D’abord, les balados sont une forme de contenu assez passif. Ils ne demandent pas de s’arrêter pour les consommer ; on peut facilement les écouter en accomplissant d’autres tâches, souvent un peu désagréables, comme le ménage, le lavage ou le voyage en transports en commun. Nous vivons dans une ère où le silence se fait rare – je dirais même qu’il nous paraît collectivement inconfortable. Il y a un besoin, du moins dans la génération Z, de toujours avoir quelque chose pour s’occuper l’esprit. Peut-être est-ce lié au fait que le monde dans lequel nous vivons nous semble de plus en plus désagréable, alors mieux vaut ne pas y penser. Ou encore peut-être parce que nous sommes si habitués à être exposés à du contenu qu’avoir une distraction injectée dans nos oreilles est presque comme une deuxième nature.

Dans la même veine d’idée, les silences sont souvent liés à des moments de solitude. Les podcasts ont ce pouvoir de nous faire sentir moins seuls, comme si nous étions entre amis. Nous vivons une épidémie de solitude ; les podcasts donnent l’impression d’accompagner notre quotidien.

Ce qui est intéressant dans les podcasts, c’est qu’ils combattent le phénomène TikTok du contenu de courte durée. Ils durent souvent de 30 minutes à deux heures. Au milieu du tourbillon de contenu instantané d’une For You Page, les balados bougent en sens contraire, en prônant le long format, bien qu’il s’agisse encore de contenu, donc pas nécessairement d’une pause de consommation médiatique. Leur montée en popularité traduit une fatigue face au contenu de courte durée.

« les algorithmes encouragent la polarisation en popularisant les publications provocantes »

Jordan Theresa, une créatrice de vidéos de type « essai » sur la culture populaire et les réseaux sociaux (@jordanatheresa sur Instagram), explique souvent que les réseaux sociaux sont l’endroit où la nuance s’en va mourir. Le sensationnalisme et les extrêmes y ont le plus de succès, et les algorithmes encouragent la polarisation en popularisant les publications provocantes, puisqu’elles suscitent le plus de clics. Les balados, qui opèrent le plus souvent sous la forme d’une discussion, permettent à leur créateur d’organiser ses pensées de façon plus cohérente et nuancée, surtout s’il est face à un interlocuteur qui alimente son discours.

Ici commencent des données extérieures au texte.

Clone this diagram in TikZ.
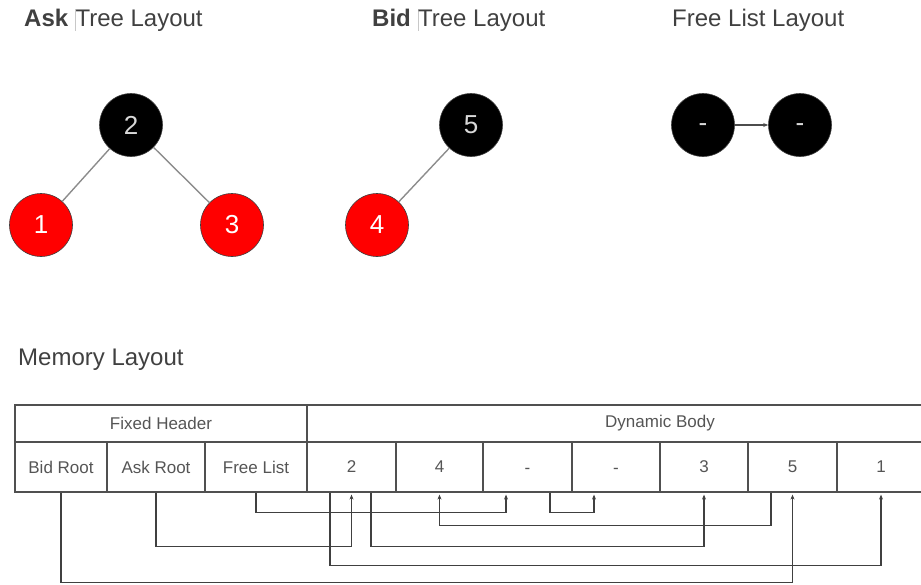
\documentclass[tikz,border=0pt]{standalone}
\usepackage{fontspec}
\setmainfont{Liberation Sans}
\usetikzlibrary{arrows.meta}
\definecolor{txt}{HTML}{404040}
\definecolor{celltxt}{HTML}{555555}
\definecolor{grid}{HTML}{505050}
\definecolor{cursor}{HTML}{C8C8C8}
\begin{document}
\begin{tikzpicture}[x=1pt,y=-1pt,
  heading/.style={anchor=west, font=\fontsize{24}{28}\selectfont, text=txt, inner sep=0pt},
  tnode/.style={circle, minimum size=63pt, inner sep=0pt, draw=black!75, line width=0.6pt, font=\fontsize{26}{30}\selectfont},
  blacknode/.style={tnode, fill=black, text=black!15},
  rednode/.style={tnode, fill=red, text=white},
  dashnode/.style={blacknode, text height=13.6pt, text depth=0pt},
  tedge/.style={draw=black!45, line width=1.4pt},
  flarrow/.style={draw=black!70, line width=1.2pt, -{Stealth[length=5pt,width=4pt]}},
  cell/.style={draw=grid, line width=1.2pt, inner sep=0pt, minimum height=50pt, font=\fontsize{17}{20}\selectfont, text=celltxt},
  dashcell/.style={cell, text height=12.2pt, text depth=0pt},
  hcell/.style={cell, minimum height=37pt},
  conn/.style={draw=black!75, line width=1.1pt, -{Stealth[length=5pt,width=4pt]}, shorten >=2pt}
]
\useasboundingbox (0,0) rectangle (921,584);
\clip (0,0) rectangle (921,584);

% headings
\node[heading] (hask) at (24,20) {\textbf{Ask} {\color{cursor}\rule[-4pt]{0.6pt}{22pt}}Tree Layout};
\node[heading] (hbid) at (372,20) {\textbf{Bid} {\color{cursor}\rule[-4pt]{0.6pt}{22pt}}Tree Layout};
\node[heading] (hfree) at (672,20) {Free List Layout};
\node[heading] (hmem) at (18,360) {Memory Layout};

% ask tree
\node[blacknode] (n2) at (131,125) {2};
\node[rednode] (n1) at (41,225) {1};
\node[rednode] (n3) at (232,225) {3};
\draw[tedge] (n2) -- (n1);
\draw[tedge] (n2) -- (n3);

% bid tree
\node[blacknode] (n5) at (471,125) {5};
\node[rednode] (n4) at (377,225) {4};
\draw[tedge] (n5) -- (n4);

% free list
\node[dashnode] (f1) at (703,125) {-};
\node[dashnode] (f2) at (800,125) {-};
\draw[flarrow] (f1) -- (f2);

% memory table
\node[hcell, minimum width=292pt] (fh) at (161,423.5) {Fixed Header};
\node[hcell, minimum width=706pt] (db) at (660,423.5) {Dynamic Body};
\node[cell, minimum width=92pt] (cbid) at (61,467) {Bid Root};
\node[cell, minimum width=98pt] (cask) at (156,467) {Ask Root};
\node[cell, minimum width=102pt] (cfree) at (256,467) {Free List};
\node[cell, minimum width=89pt] (c2) at (351.5,467) {2};
\node[cell, minimum width=87pt] (c4) at (439.5,467) {4};
\node[dashcell, minimum width=89pt] (cd1) at (527.5,467) {-};
\node[dashcell, minimum width=88pt] (cd2) at (616,467) {-};
\node[cell, minimum width=88pt] (c3) at (704,467) {3};
\node[cell, minimum width=89pt] (c5) at (792.5,467) {5};
\node[cell, minimum width=88pt] (c1) at (881,467) {1};

% pointers
\draw[conn] (cbid.south) -- ++(0,90) -| (c5.south);
\draw[conn] (cask.south) -- ++(0,54) -| (c2.south);
\draw[conn] (cfree.south) -- ++(0,20) -| ([xshift=-21.5pt]cd1.south);
\draw[conn] ([xshift=22.5pt]cd1.south) -- ++(0,20) -| ([xshift=-22pt]cd2.south);
\draw[conn] ([xshift=-21.5pt]c2.south) -- ++(0,73) -| (c1.south);
\draw[conn] ([xshift=19.5pt]c2.south) -- ++(0,54) -| (c3.south);
\draw[conn] ([xshift=-21.5pt]c5.south) -- ++(0,33) -| (c4.south);
\end{tikzpicture}
\end{document}
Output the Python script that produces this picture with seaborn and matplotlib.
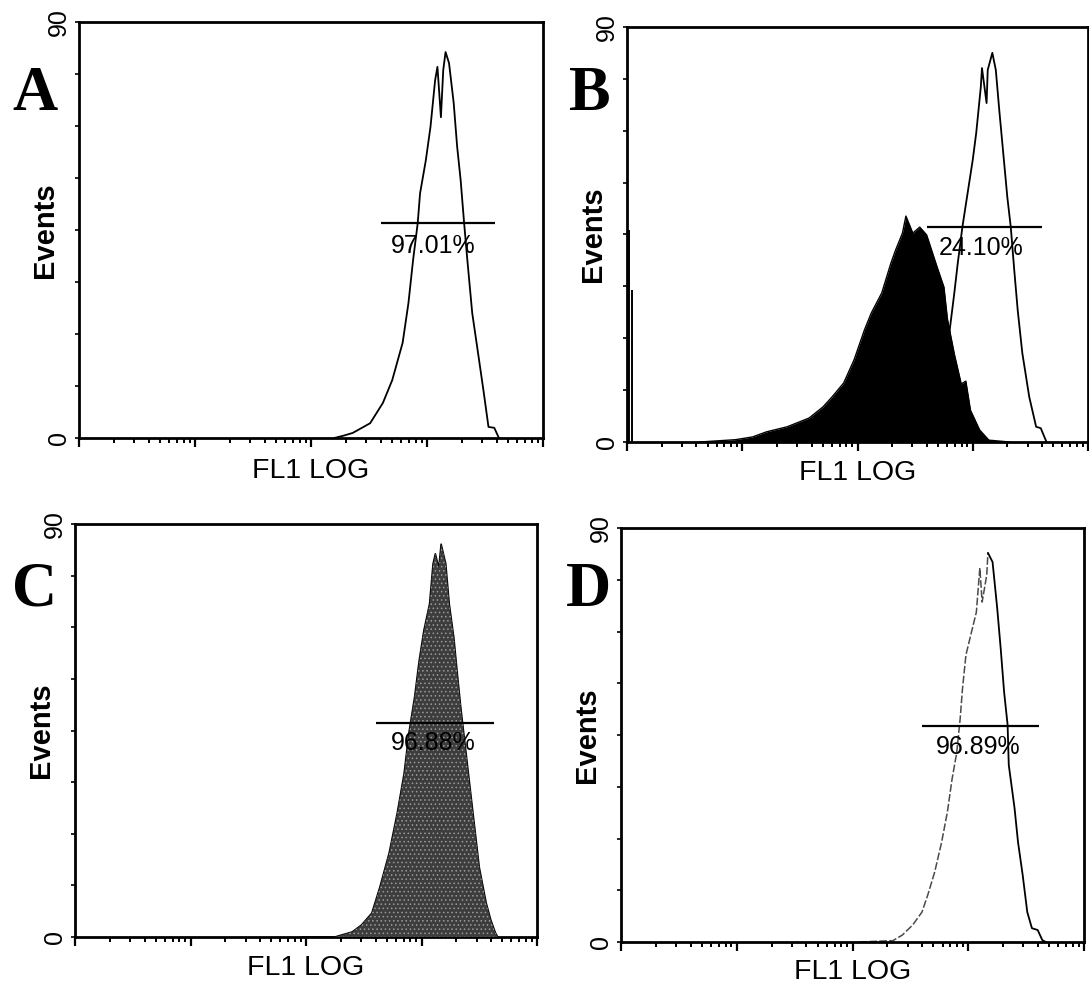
import numpy as np
import pandas as pd
import matplotlib
matplotlib.use("Agg")
import matplotlib.pyplot as plt
import seaborn as sns

# ---------------- data (log10 of FL1 intensity, event counts) ----------------
a_log = [2.20, 2.28, 2.36, 2.51, 2.62, 2.70, 2.79, 2.84, 2.88, 2.92, 2.94, 2.99, 3.03, 3.07,
         3.09, 3.12, 3.14, 3.16, 3.19, 3.23, 3.26, 3.29, 3.32, 3.35, 3.39, 3.44, 3.49, 3.53,
         3.58, 3.62]
a_counts = [0, 0.5, 1.1, 3.2, 7.6, 12.5, 20.6, 29.2, 38.5, 46.5, 52.9, 60.1, 67.3, 77.4,
            80.3, 69.4, 79.6, 83.5, 81.1, 72.5, 63.0, 55.8, 46.5, 37.9, 27.0, 18.4, 9.7, 2.4,
            2.2, 0]

b_open_log = [2.62, 2.69, 2.75, 2.80, 2.84, 2.87, 2.91, 2.95, 3.00, 3.03, 3.07, 3.08, 3.12,
              3.13, 3.17, 3.20, 3.23, 3.27, 3.30, 3.33, 3.36, 3.39, 3.43, 3.49, 3.55, 3.59, 3.64]
b_open_counts = [0.5, 4.6, 13.4, 24.3, 32.3, 38.8, 46.6, 53.1, 61.2, 67.0, 77.0, 81.1, 73.5,
                 80.7, 84.4, 80.7, 72.0, 61.2, 53.1, 46.6, 37.3, 28.6, 19.3, 9.8, 3.3, 3.0, 0]

b_fill_log = [0.63, 0.94, 1.09, 1.21, 1.39, 1.58, 1.70, 1.78, 1.88, 1.97, 2.06, 2.12, 2.21,
              2.29, 2.33, 2.39, 2.42, 2.48, 2.54, 2.60, 2.69, 2.75, 2.78, 2.84, 2.90, 2.94,
              2.98, 3.06, 3.14, 3.23, 3.32]
b_fill_counts = [0, 0.5, 1.1, 2.2, 3.3, 5.2, 7.6, 9.8, 12.8, 17.8, 24.3, 28.0, 32.3,
                 38.8, 41.6, 45.3, 49.0, 45.3, 46.6, 44.9, 38.0, 33.6, 26.7, 19.1, 12.6, 13.2,
                 6.9, 2.6, 0.4, 0.2, 0]

b_spike_log = [0.02, 0.045]
b_spike_counts = [46, 33]

c_log = [1.96, 2.25, 2.40, 2.48, 2.57, 2.64, 2.72, 2.79, 2.85, 2.89, 2.94, 2.98, 3.02, 3.07,
         3.10, 3.12, 3.15, 3.17, 3.21, 3.24, 3.28, 3.31, 3.34, 3.38, 3.42, 3.46, 3.50, 3.56,
         3.60, 3.64, 3.66]
c_counts = [0, 0, 1.1, 2.6, 5.2, 10.9, 18.3, 27.0, 35.7, 44.3, 52.2, 60.2, 66.7, 72.6,
            81.3, 83.5, 80.4, 85.6, 81.3, 72.6, 65.2, 57.4, 50.0, 41.3, 32.6, 23.9, 15.2, 7.4,
            3.7, 0.9, 0]

d_log = [2.06, 2.35, 2.43, 2.52, 2.60, 2.65, 2.71, 2.77, 2.82, 2.86, 2.90, 2.93, 2.95, 2.98,
         3.03, 3.07, 3.10, 3.12, 3.16, 3.17, 3.21, 3.25, 3.28, 3.31, 3.34, 3.35, 3.40, 3.43,
         3.47, 3.51, 3.55, 3.60, 3.64, 3.67]
d_counts = [0, 0.3, 1.5, 3.7, 6.5, 10.2, 15.2, 21.7, 28.3, 35.4, 41.1, 48.5, 55.0, 62.4,
            67.6, 71.7, 81.3, 73.9, 79.8, 84.6, 82.6, 72.6, 63.9, 54.3, 47.2, 38.5, 29.1, 21.7,
            14.6, 6.5, 3.0, 2.6, 0.4, 0]

panel_letters = ["A", "B", "C", "D"]
gate_start_log = [2.60, 2.60, 2.61, 2.60]
gate_end_log = [3.59, 3.60, 3.63, 3.61]
gate_counts = [46.5, 46.6, 46.7, 47.0]
gate_labels = ["97.01%", "24.10%", "96.88%", "96.89%"]
gate_label_log = [3.05, 3.07, 3.10, 3.09]
gate_label_counts = [41.6, 42.0, 42.2, 42.4]
y_ticks = [0, 11.25, 22.5, 33.75, 45, 56.25, 67.5, 78.75, 90]
y_tick_labels = ["0", "", "", "", "", "", "", "", "90"]
x_label = "FL1 LOG"
y_label = "Events"

# ---------------- style ----------------
sns.set_theme(style="ticks")
plt.rcParams["font.family"] = ["Liberation Sans", "DejaVu Sans"]
plt.rcParams["hatch.linewidth"] = 0.6
plt.rcParams["text.color"] = "black"
plt.rcParams["axes.labelcolor"] = "black"
plt.rcParams["xtick.color"] = "black"
plt.rcParams["ytick.color"] = "black"
plt.rcParams["axes.edgecolor"] = "black"

W, H = 1089, 986
fig = plt.figure(figsize=(W / 100, H / 100), dpi=100)
fig.patch.set_facecolor("white")

# axes boxes in pixels: left, top, right, bottom
boxes = [(79, 22, 543, 438), (627, 27, 1088, 442), (75, 524, 537, 937), (621, 528, 1084, 942)]
letter_pos = [(35, 95), (590, 95), (35, 591), (588, 591)]
xlabel_offset = [33, 31, 31, 30]

axes = []
for (l, t, r, b) in boxes:
    ax = fig.add_axes([l / W, 1 - b / H, (r - l) / W, (b - t) / H])
    axes.append(ax)


def style_axis(ax, idx):
    ax.set_xscale("log")
    ax.set_xlim(1, 10 ** 4)
    ax.set_ylim(0, 90)
    for s in ax.spines.values():
        s.set_visible(True)
        s.set_color("black")
        s.set_linewidth(2.0)
    ax.set_facecolor("white")
    ax.tick_params(axis="x", which="major", direction="out", length=6.5, width=1.6,
                   labelbottom=False, bottom=True, color="black")
    ax.tick_params(axis="x", which="minor", direction="out", length=3.5, width=1.4,
                   bottom=True, color="black")
    ax.xaxis.set_major_locator(matplotlib.ticker.LogLocator(base=10, numticks=10))
    ax.xaxis.set_minor_locator(matplotlib.ticker.LogLocator(base=10, subs=np.arange(2, 10), numticks=50))
    ax.set_yticks(y_ticks)
    ax.set_yticklabels(y_tick_labels, rotation=90, va="center", fontsize=18, color="black")
    ax.tick_params(axis="y", which="major", direction="out", length=3, width=1.2,
                   pad=2.5, left=True, color="black")
    ax.set_xlabel("")
    ax.set_ylabel("")
    bw = boxes[idx][2] - boxes[idx][0]
    bh = boxes[idx][3] - boxes[idx][1]
    ax.text(0.5, -xlabel_offset[idx] / bh, x_label, transform=ax.transAxes, ha="center",
            va="center", fontsize=20.5, color="black")
    ax.text(-34 / bw, 0.5, y_label, transform=ax.transAxes, ha="center", va="center",
            rotation=90, fontsize=21, fontweight="bold", color="black")
    # gate marker
    ax.hlines(gate_counts[idx], 10 ** gate_start_log[idx], 10 ** gate_end_log[idx],
              color="black", linewidth=1.6, zorder=6)
    ax.text(10 ** gate_label_log[idx], gate_label_counts[idx], gate_labels[idx],
            ha="center", va="center", fontsize=18, color="black", zorder=7)
    lx, ly = letter_pos[idx]
    fig.text(lx / W, 1 - ly / H, panel_letters[idx], ha="center", va="center",
             fontsize=45, fontweight="bold", color="black",
             family=["Liberation Serif", "DejaVu Serif"])


def frame(logs, counts):
    return pd.DataFrame({"fl1": np.power(10.0, logs), "events": counts})


# Panel A: open histogram
ax = axes[0]
dfa = frame(a_log, a_counts)
sns.lineplot(data=dfa, x="fl1", y="events", ax=ax, color="black", linewidth=1.3,
             sort=False, estimator=None)
style_axis(ax, 0)

# Panel B: filled control + open stained
ax = axes[1]
dfo = frame(b_open_log, b_open_counts)
dff = frame(b_fill_log, b_fill_counts)
sns.lineplot(data=dfo, x="fl1", y="events", ax=ax, color="black", linewidth=1.3,
             sort=False, estimator=None)
ax.fill_between(dff["fl1"], 0, dff["events"], color="black", linewidth=0, zorder=3)
sns.lineplot(data=dff, x="fl1", y="events", ax=ax, color="black", linewidth=1.0,
             sort=False, estimator=None)
ax.vlines(np.power(10.0, b_spike_log), 0, b_spike_counts, color="black", linewidth=1.4)
style_axis(ax, 1)

# Panel C: gray filled histogram
ax = axes[2]
dfc = frame(c_log, c_counts)
ax.fill_between(dfc["fl1"], 0, dfc["events"], facecolor="#3d3d3d", edgecolor="#9a9a9a",
                hatch="....", linewidth=0, zorder=3)
sns.lineplot(data=dfc, x="fl1", y="events", ax=ax, color="black", linewidth=1.2,
             sort=False, estimator=None)
style_axis(ax, 2)

# Panel D: open histogram, rising side drawn lighter/dashed
ax = axes[3]
peak = int(np.argmax(d_counts))
dfd_left = frame(d_log[:peak + 1], d_counts[:peak + 1])
dfd_right = frame(d_log[peak:], d_counts[peak:])
sns.lineplot(data=dfd_left, x="fl1", y="events", ax=ax, color="#4a4a4a", linewidth=1.1,
             sort=False, estimator=None, linestyle=(0, (5, 1.5)))
sns.lineplot(data=dfd_right, x="fl1", y="events", ax=ax, color="black", linewidth=1.3,
             sort=False, estimator=None)
style_axis(ax, 3)

fig.savefig("out.png", dpi=100, facecolor="white")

Bien évidemment, ce ne sont pas non plus des paradis de la nuance et du discours sensé ; les balados animés par des masculinistes aux propos dégradants envers les femmes à la Andrew Tate ou Lucide Podcast sont un bon cas de figure d’absence de raisonnement logique. Puis, les extraits les plus réactifs des balados se retrouvent souvent sous forme de clip sur TikTok, enlevant tout contexte autour de ce qui est dit… La frontière entre contenu de courte durée et balado n’est pas infranchissable ; les deux s’alimentent l’un et l’autre, que ce soit de façon positive ou négative. Tout de même, il faut noter que les balados peuvent être un repos agréable face aux dialogues de sourds mis en scène sur les réseaux sociaux.

J’explique donc ce phénomène sous quatre axes : le besoin de stimulation constante, la fatigue de l’instantané, la solitude grimpante et la crise de la nuance. Nous avons la fâcheuse habitude d’abuser de ce qui est à la mode. Je me demande donc si, dans cette course à la création de discussions enregistrées, nous perdrons de vue le côté organique de la conversation, au profit d’enregistrements rapides, vides de sens, et superficiellement gratifiants.